Where now was David Trimble's brisk, confident step and the didactic manner he employed to lecture TV interviewers about his own and other people's political proposals? The Ulster Unionist leader seemed almost desperate to escape from the cameras, greeting John Taylor with palpable relief on the steps of Westminster.

It may be that Mr Trimble had been "boxing above his weight" (to quote the former Irish diplomat Michael Lillis's marvellous description of dealing with the British), particularly when he told one London newspaper that Nicholas Lyell, the Attorney General, criticised in the Scott report, was "dead meat". But his very public discomfiture should not tempt us into forgetting that at the end of the day the Ulster Unionist leader's co operation is essential to any settlement.

Mr Trimble's wings have been clipped and that may make him more inclined to listen to his closest colleagues, such as John Taylor and Ken Maginnis. But this is a time when the Irish Government should do its best to build bridges with the Ulster Unionists and to make clear that the acrimony of recent weeks is a thing of the past.

THE transformation in the fortunes of the Rev Ian Paisley, his rehabilitation as a linchpin of the peace process, has been even more startling. Since the IRA ceasefire 18 months ago Northern Ireland Office ministers and officials have been briefing journalists and visiting dignitaries that the DUP leader, like Lazarus, was well past his sell by date. The old boy was creaking at the political joints and had lost the confidence of his own community.

It was hinted the British government would be quite prepared to hold negotiations without him.

remember writing in this space that it was a risky strategy, given the vote he was habitually able to command in European elections. The NIO proposes and then, when it suits, disposes. Now, praise the Lord, Dr Paisley is needed and back in favour, for the time being at least.
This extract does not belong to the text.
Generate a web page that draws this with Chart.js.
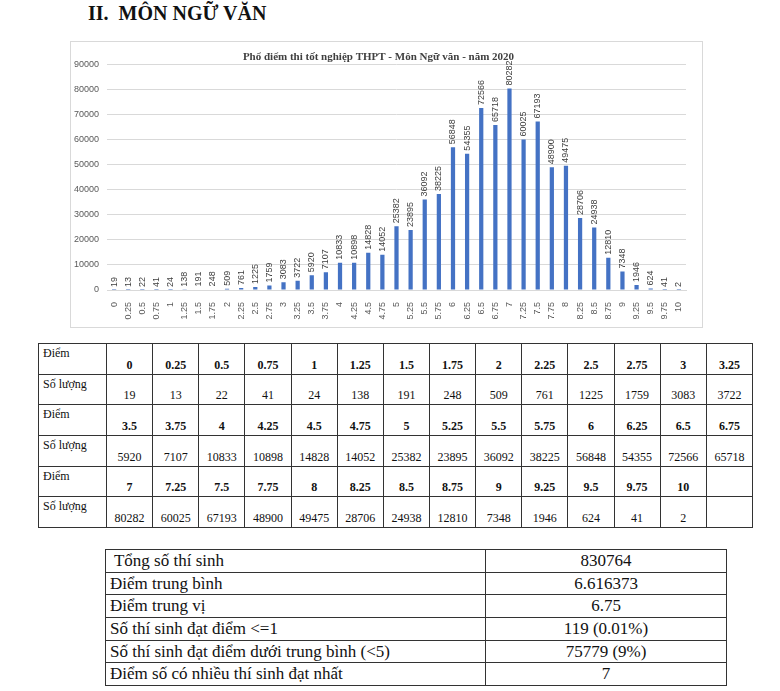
<!DOCTYPE html>
<html>
<head>
<meta charset="utf-8">
<script src="https://cdn.jsdelivr.net/npm/chart.js@4.4.1/dist/chart.umd.min.js"></script>
<style>
  body { margin: 0; background: #fff; width: 780px; height: 691px; position: relative; overflow: hidden; font-family: 'Liberation Serif', 'Times New Roman', 'DejaVu Serif', serif; color: #111; }
  #heading { position: absolute; left: 88px; top: 2px; font-size: 20px; font-weight: bold; white-space: pre; }
  #chartBox { position: absolute; left: 70px; top: 41px; width: 633px; height: 287px; border: 1px solid #d9d9d9; box-sizing: border-box; }
  table { border-collapse: collapse; position: absolute; table-layout: fixed; font-family: 'Liberation Serif', 'Times New Roman', 'DejaVu Serif', serif; }
  td { border: 1px solid #333; padding: 0; }
  #scoreTable { left: 38px; top: 343px; width: 715px; font-size: 12px; }
  #scoreTable td { height: 27.7px; text-align: center; vertical-align: bottom; padding-bottom: 1px; }
  #scoreTable td.head { text-align: left; vertical-align: top; padding: 2px 0 0 4px; }
  #scoreTable tr.pts td { font-weight: bold; }
  #scoreTable tr.pts td.head { font-weight: normal; }
  #statTable { left: 105px; top: 549px; width: 622px; font-size: 17px; }
  #statTable td { height: 21.7px; line-height: 20px; }
  #statTable td.l { text-align: left; padding-left: 4px; white-space: pre; }
  #statTable td.r { text-align: center; }
</style>
</head>
<body>
<div id="heading">II.  MÔN NGỮ VĂN</div>
<div id="chartBox"><canvas id="myChart"></canvas></div>
<table id="scoreTable"></table>
<table id="statTable"></table>
<script>
const scores = ['0', '0.25', '0.5', '0.75', '1', '1.25', '1.5', '1.75', '2', '2.25', '2.5', '2.75', '3', '3.25',
  '3.5', '3.75', '4', '4.25', '4.5', '4.75', '5', '5.25', '5.5', '5.75', '6', '6.25', '6.5', '6.75',
  '7', '7.25', '7.5', '7.75', '8', '8.25', '8.5', '8.75', '9', '9.25', '9.5', '9.75', '10'];
const counts = [19, 13, 22, 41, 24, 138, 191, 248, 509, 761, 1225, 1759, 3083, 3722,
  5920, 7107, 10833, 10898, 14828, 14052, 25382, 23895, 36092, 38225, 56848, 54355, 72566, 65718,
  80282, 60025, 67193, 48900, 49475, 28706, 24938, 12810, 7348, 1946, 624, 41, 2];
const statLabels = [' Tổng số thí sinh', 'Điểm trung bình', 'Điểm trung vị', 'Số thí sinh đạt điểm <=1',
  'Số thí sinh đạt điểm dưới trung bình (<5)', 'Điểm số có nhiều thí sinh đạt nhất'];
const statValues = ['830764', '6.616373', '6.75', '119 (0.01%)', '75779 (9%)', '7'];

const PER_ROW = 14;
const SERIF = "'Liberation Serif', 'Times New Roman', 'DejaVu Serif', serif";
const SANS = "'Liberation Sans', Arial, sans-serif";

function buildScoreTable() {
    const table = document.getElementById('scoreTable');
    let html = '<colgroup><col style="width:68px">';
    for (let i = 0; i < PER_ROW; i++) html += '<col>';
    html += '</colgroup>';
    for (let start = 0; start < scores.length; start += PER_ROW) {
        let ptsRow = '<tr class="pts"><td class="head">Điểm</td>';
        let cntRow = '<tr><td class="head">Số lượng</td>';
        for (let i = start; i < start + PER_ROW; i++) {
            ptsRow += '<td>' + (i < scores.length ? scores[i] : '') + '</td>';
            cntRow += '<td>' + (i < counts.length ? counts[i] : '') + '</td>';
        }
        html += ptsRow + '</tr>' + cntRow + '</tr>';
    }
    table.innerHTML = html;
}

function buildStatTable() {
    const table = document.getElementById('statTable');
    let html = '<colgroup><col style="width:380px"><col></colgroup>';
    statLabels.forEach((label, i) => {
        html += '<tr><td class="l">' + label.replace(/</g, '&lt;') + '</td><td class="r">' + statValues[i] + '</td></tr>';
    });
    table.innerHTML = html;
}

// vertical value labels above each bar
const barLabels = {
    id: 'barLabels',
    afterDatasetsDraw(chart) {
        const ctx = chart.ctx;
        const meta = chart.getDatasetMeta(0);
        const values = chart.data.datasets[0].data;
        ctx.save();
        ctx.font = '9px ' + SANS;
        ctx.fillStyle = '#404040';
        ctx.textAlign = 'left';
        ctx.textBaseline = 'middle';
        meta.data.forEach((bar, i) => {
            ctx.save();
            ctx.translate(bar.x, bar.y - 3);
            ctx.rotate(-Math.PI / 2);
            ctx.fillText(String(values[i]), 0, 0);
            ctx.restore();
        });
        ctx.restore();
    }
};

function setupChart() {
    const ctx = document.getElementById('myChart').getContext('2d');
    new Chart(ctx, {
        type: 'bar',
        data: {
            labels: scores,
            datasets: [{
                data: counts,
                backgroundColor: '#4472c4',
                categoryPercentage: 1,
                barPercentage: 0.3
            }]
        },
        options: {
            responsive: true,
            maintainAspectRatio: false,
            animation: false,
            layout: { padding: { left: 0, right: 16, top: 0, bottom: 0 } },
            plugins: {
                legend: { display: false },
                tooltip: { enabled: false },
                title: {
                    display: true,
                    text: 'Phổ điểm thi tốt nghiệp THPT - Môn Ngữ văn - năm 2020',
                    color: '#404040',
                    font: { family: SERIF, size: 11, weight: 'bold' },
                    padding: { top: 9, bottom: 0 }
                }
            },
            scales: {
                x: {
                    grid: { display: false },
                    border: { color: '#d9d9d9' },
                    ticks: {
                        color: '#595959',
                        font: { family: SANS, size: 9 },
                        minRotation: 90,
                        maxRotation: 90,
                        autoSkip: false,
                        padding: 4
                    },
                    afterFit(scale) { scale.height = 37; }
                },
                y: {
                    min: 0,
                    max: 90000,
                    grid: { color: '#d9d9d9', drawTicks: false },
                    border: { display: false },
                    ticks: {
                        stepSize: 10000,
                        color: '#595959',
                        font: { family: SANS, size: 9 },
                        padding: 8,
                        callback: value => String(value)
                    },
                    afterFit(scale) { scale.width = 36; }
                }
            }
        },
        plugins: [barLabels]
    });
}

buildScoreTable();
buildStatTable();
setupChart();
</script>
</body>
</html>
How and why have these changes come about? Since the Canary Wharf bomb nearly three weeks ago, the British government has become increasingly concerned about the danger of a renewed IRA campaign and determined to have the ceasefire reinstated.
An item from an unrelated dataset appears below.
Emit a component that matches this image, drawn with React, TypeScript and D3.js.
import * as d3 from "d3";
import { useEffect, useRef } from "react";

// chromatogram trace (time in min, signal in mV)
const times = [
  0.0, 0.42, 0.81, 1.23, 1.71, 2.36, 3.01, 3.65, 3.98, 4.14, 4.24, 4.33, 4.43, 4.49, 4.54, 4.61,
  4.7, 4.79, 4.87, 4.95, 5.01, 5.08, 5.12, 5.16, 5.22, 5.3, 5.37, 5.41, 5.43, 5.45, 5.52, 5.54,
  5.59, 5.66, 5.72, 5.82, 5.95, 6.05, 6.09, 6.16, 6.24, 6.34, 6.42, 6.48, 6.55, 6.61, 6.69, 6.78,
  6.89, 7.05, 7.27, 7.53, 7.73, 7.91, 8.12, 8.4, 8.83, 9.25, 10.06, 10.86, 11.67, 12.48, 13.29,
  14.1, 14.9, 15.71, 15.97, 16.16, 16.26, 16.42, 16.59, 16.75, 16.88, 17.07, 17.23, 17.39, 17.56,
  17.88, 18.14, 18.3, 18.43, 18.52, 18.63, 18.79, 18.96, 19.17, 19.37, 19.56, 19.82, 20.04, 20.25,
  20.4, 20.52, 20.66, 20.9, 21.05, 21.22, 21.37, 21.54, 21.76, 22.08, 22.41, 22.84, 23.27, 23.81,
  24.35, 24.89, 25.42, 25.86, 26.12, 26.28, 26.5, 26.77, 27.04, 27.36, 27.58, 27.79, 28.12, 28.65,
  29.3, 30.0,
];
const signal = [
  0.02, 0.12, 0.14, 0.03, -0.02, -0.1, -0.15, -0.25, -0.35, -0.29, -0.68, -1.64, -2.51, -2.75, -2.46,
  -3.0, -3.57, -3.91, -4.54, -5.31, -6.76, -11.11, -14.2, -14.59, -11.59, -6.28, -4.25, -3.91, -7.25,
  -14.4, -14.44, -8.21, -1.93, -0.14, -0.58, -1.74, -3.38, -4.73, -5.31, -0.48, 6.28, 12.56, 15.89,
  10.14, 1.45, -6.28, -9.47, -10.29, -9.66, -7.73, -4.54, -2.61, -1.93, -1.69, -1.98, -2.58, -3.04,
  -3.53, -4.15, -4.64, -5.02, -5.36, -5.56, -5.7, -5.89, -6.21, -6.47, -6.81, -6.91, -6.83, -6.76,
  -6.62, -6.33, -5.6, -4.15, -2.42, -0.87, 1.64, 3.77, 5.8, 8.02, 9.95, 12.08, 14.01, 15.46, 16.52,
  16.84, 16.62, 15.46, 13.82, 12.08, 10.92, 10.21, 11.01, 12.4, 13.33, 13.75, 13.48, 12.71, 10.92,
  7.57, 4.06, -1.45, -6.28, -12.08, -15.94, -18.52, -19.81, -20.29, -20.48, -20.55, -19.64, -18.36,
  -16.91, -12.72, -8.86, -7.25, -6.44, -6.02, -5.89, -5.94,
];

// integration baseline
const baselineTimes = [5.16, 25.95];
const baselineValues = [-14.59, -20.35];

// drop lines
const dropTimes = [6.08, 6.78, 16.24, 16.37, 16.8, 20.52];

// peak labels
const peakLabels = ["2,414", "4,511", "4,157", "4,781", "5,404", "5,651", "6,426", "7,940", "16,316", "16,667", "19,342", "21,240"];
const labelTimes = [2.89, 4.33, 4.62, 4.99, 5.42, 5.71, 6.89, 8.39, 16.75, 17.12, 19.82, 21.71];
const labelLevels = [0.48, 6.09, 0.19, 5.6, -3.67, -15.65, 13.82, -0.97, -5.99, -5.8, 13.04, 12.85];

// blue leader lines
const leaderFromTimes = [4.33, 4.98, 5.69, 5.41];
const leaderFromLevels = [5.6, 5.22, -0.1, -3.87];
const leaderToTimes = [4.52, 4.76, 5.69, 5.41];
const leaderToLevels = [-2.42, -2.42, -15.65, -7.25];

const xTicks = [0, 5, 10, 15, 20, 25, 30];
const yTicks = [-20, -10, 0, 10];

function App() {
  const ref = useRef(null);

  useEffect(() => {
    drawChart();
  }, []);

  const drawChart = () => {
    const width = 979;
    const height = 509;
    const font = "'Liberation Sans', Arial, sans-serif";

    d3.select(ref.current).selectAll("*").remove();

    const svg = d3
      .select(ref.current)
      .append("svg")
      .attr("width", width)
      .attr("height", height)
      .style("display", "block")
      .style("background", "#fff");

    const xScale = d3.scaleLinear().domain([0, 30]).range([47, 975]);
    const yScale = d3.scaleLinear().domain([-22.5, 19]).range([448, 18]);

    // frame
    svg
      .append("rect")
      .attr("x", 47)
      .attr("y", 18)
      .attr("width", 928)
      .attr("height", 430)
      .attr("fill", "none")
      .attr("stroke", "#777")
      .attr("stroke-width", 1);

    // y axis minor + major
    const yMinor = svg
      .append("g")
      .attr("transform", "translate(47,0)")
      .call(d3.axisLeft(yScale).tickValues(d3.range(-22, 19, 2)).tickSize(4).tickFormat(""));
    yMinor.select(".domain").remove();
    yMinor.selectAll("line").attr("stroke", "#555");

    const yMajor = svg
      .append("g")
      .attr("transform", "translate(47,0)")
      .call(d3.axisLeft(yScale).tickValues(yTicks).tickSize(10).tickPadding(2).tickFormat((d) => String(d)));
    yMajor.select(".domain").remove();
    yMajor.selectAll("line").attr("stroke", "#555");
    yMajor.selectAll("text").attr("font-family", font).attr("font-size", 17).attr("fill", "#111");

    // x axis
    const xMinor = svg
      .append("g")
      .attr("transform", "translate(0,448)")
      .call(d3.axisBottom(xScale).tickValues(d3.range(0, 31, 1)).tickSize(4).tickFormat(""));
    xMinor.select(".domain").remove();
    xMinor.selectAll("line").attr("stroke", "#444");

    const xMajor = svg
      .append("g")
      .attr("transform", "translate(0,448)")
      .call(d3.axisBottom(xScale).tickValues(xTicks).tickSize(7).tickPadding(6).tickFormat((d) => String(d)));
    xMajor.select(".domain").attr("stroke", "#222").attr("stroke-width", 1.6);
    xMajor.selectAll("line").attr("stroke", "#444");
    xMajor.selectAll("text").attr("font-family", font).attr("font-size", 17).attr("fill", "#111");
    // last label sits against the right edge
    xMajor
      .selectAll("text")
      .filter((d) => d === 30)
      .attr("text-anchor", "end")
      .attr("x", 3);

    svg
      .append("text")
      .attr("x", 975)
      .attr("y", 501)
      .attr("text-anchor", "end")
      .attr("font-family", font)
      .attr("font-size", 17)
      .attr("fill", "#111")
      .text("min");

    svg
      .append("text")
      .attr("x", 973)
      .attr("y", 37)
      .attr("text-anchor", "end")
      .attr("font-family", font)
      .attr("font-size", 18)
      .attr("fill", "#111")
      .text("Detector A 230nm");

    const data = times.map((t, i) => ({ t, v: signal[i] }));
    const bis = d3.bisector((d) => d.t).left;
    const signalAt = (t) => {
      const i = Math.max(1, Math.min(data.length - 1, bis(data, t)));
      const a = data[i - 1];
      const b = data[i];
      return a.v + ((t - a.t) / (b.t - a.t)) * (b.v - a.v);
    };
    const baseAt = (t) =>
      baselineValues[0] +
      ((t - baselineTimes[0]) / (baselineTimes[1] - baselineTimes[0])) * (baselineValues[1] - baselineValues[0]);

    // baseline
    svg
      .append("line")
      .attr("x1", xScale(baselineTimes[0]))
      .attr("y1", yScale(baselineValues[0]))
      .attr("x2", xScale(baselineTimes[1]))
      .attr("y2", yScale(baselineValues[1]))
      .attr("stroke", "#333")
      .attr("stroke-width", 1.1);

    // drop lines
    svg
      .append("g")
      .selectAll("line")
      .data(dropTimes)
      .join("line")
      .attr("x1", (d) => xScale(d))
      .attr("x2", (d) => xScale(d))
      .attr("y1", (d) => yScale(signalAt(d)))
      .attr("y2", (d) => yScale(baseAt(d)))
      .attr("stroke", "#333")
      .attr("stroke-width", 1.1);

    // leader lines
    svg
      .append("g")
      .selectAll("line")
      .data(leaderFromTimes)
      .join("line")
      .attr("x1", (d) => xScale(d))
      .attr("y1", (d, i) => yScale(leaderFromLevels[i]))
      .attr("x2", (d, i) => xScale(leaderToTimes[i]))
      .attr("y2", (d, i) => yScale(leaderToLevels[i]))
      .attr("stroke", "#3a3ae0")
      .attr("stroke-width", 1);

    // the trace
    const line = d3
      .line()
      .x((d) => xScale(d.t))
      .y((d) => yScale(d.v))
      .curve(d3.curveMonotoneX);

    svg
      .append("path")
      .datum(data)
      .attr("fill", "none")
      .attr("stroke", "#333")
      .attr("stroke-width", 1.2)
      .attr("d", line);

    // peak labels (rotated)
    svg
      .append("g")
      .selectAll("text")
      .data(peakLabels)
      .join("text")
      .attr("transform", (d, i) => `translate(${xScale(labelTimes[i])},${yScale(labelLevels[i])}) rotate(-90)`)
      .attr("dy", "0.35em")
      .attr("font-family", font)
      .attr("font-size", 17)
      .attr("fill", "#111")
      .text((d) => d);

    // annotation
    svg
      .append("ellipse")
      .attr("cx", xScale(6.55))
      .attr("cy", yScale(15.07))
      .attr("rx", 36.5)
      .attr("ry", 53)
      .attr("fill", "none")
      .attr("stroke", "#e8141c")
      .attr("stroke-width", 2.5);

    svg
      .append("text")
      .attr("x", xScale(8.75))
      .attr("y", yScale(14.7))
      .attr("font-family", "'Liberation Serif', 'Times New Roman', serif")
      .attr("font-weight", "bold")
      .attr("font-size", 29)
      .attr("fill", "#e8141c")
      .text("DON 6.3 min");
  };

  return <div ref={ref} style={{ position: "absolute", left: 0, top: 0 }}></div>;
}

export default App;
The first sign of a change in official attitudes came in the surprisingly mild response to that atrocity. We heard almost nothing from the British side about the spirit of the bulldog breed.

Conservative MPs who, in the past, could have been depended on to urge John Major and Michael Howard to take whatever measures might be necessary to crack down on the murdering scum, were strangely silent.
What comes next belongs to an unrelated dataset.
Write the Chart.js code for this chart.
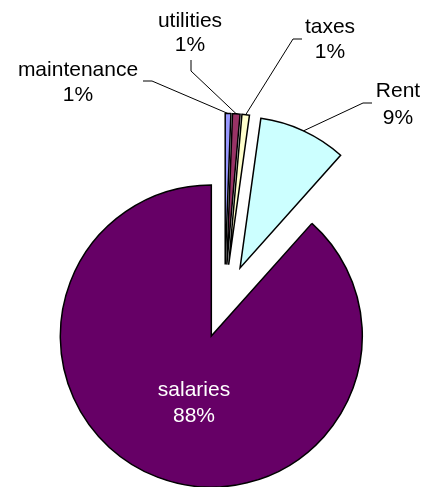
<!DOCTYPE html>
<html><head><meta charset="utf-8">
<script src="https://cdn.jsdelivr.net/npm/chart.js@4/dist/chart.umd.min.js"></script>
<style>html,body{margin:0;padding:0;background:#fff}#wrap{width:425px;height:487px;position:relative}</style>
</head><body><div id="wrap"><canvas id="c"></canvas></div>
<script>
const categories = ['maintenance', 'utilities', 'taxes', 'Rent', 'salaries'];
const values = [0.6, 0.8, 0.8, 9.4, 88.4];
const sliceColors = ['#9999FF', '#993366', '#FFFFCC', '#CCFFFF', '#660066'];

// label placement (text centre x, first baseline y, line height, leader elbow points)
const labelLayout = [
  {x: 78,  y: 76,  lh: 25, color: '#000', leader: [[143, 81], [152, 81]]},
  {x: 190, y: 27,  lh: 24, color: '#000', leader: [[191, 60], [191, 71]]},
  {x: 330, y: 33,  lh: 25, color: '#000', leader: [[302, 39], [293, 39]]},
  {x: 398, y: 97,  lh: 27, color: '#000', leader: [[372, 103], [363, 103]]},
  {x: 194, y: 396, lh: 26, color: '#fff', leader: null}
];
const RADIUS = 151, EXPLODE = 37;
const FONT = '21px "Liberation Sans", Arial, sans-serif';

// explode every slice outward along its mid angle
const explode = {
  id: 'explode',
  beforeDatasetsDraw(chart) {
    const a = chart.chartArea;
    const bx = (a.left + a.right) / 2, by = (a.top + a.bottom) / 2;
    chart.getDatasetMeta(0).data.forEach(arc => {
      const mid = (arc.startAngle + arc.endAngle) / 2;
      arc.x = bx + Math.cos(mid) * EXPLODE;
      arc.y = by + Math.sin(mid) * EXPLODE;
      arc.outerRadius = RADIUS;
    });
  }
};

const sliceLabels = {
  id: 'sliceLabels',
  afterDatasetsDraw(chart) {
    const ctx = chart.ctx;
    const meta = chart.getDatasetMeta(0);
    const total = values.reduce((a, b) => a + b, 0);
    ctx.save();
    ctx.font = FONT;
    ctx.textAlign = 'center';
    ctx.textBaseline = 'alphabetic';
    meta.data.forEach((arc, i) => {
      const mid = (arc.startAngle + arc.endAngle) / 2;
      const ex = arc.x + Math.cos(mid) * arc.outerRadius;
      const ey = arc.y + Math.sin(mid) * arc.outerRadius;
      const L = labelLayout[i];
      if (L.leader) {
        ctx.beginPath();
        ctx.strokeStyle = '#000';
        ctx.lineWidth = 1;
        ctx.moveTo(L.leader[0][0], L.leader[0][1]);
        ctx.lineTo(L.leader[1][0], L.leader[1][1]);
        ctx.lineTo(ex, ey);
        ctx.stroke();
      }
      ctx.fillStyle = L.color;
      ctx.fillText(categories[i], L.x, L.y);
      ctx.fillText(Math.round(values[i] / total * 100) + '%', L.x, L.y + L.lh);
    });
    ctx.restore();
  }
};

new Chart(document.getElementById('c'), {
  type: 'pie',
  data: {
    labels: categories,
    datasets: [{
      data: values,
      backgroundColor: sliceColors,
      borderColor: '#000',
      borderWidth: 1.5,
      borderJoinStyle: 'miter',
      offset: 0,
      hoverOffset: 0
    }]
  },
  options: {
    responsive: true,
    maintainAspectRatio: false,
    animation: false,
    events: [],
    radius: RADIUS,
    layout: {padding: {left: 24, top: 116, right: 0, bottom: 0}},
    plugins: {legend: {display: false}, tooltip: {enabled: false}}
  },
  plugins: [explode, sliceLabels]
});
</script>
</body></html>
It may be that they genuinely approve of and admire the Prime Minister's efforts for peace. But they are also frightened by the possibility of a new terrorist campaign. These fears were underlined by a series of highly alarming briefings to the media, by senior policemen and other branches of the security services, that the IRA threat was regarded as extremely dangerous.

Journalists were told that it would be difficult to protect London and other cities. Even the royal family was said to be at risk. The Changing of the Guard at Buckingham Palace was cancelled and television pictures were shown of soldiers in uniform patrolling Queen Elizabeth's residence.

Last Saturday night newspaper editors in London were told another IRA attack was thought to be "imminent".

Why was all this done? In my experience of living in London during previous IRA campaigns, the policy of police forces and of governments has been to try to allay public fears, to offer reassurance that the authorities will be able to hunt down and defeat the terrorists. A quite different strategy was adopted this time.

The most obvious explanation is that the building up of a sense of danger was deliberately designed to give John Major space to make a dramatic political move on Ireland, radically different from his previous approach.

IT WAS already clear that a substantial proportion of the British public wanted the government to take action to save the peace process and was critical that movement had been too slow. Now, as a result of talking up the possibility of increased violence, the government could present John Major not as a prime minister who had changed direction as a result of terrorist bombs, but as a leader ready to take difficult risks for peace and save lives.

As I have indicated, I not only welcome the change, but admire the formidable political skills which allowed John Major to move, apparently effortlessly, from the position he adopted when he rejected the Mitchell report, snubbed the Government and sneered at John Hume in the Commons, to the much more conciliatory tones of yesterday's press conference.

With a fair wind, it may give us all the space to rebuild the peace on firmer foundations. That will require even greater commitment and courage in the weeks ahead. If we fail this time we may not get another chance.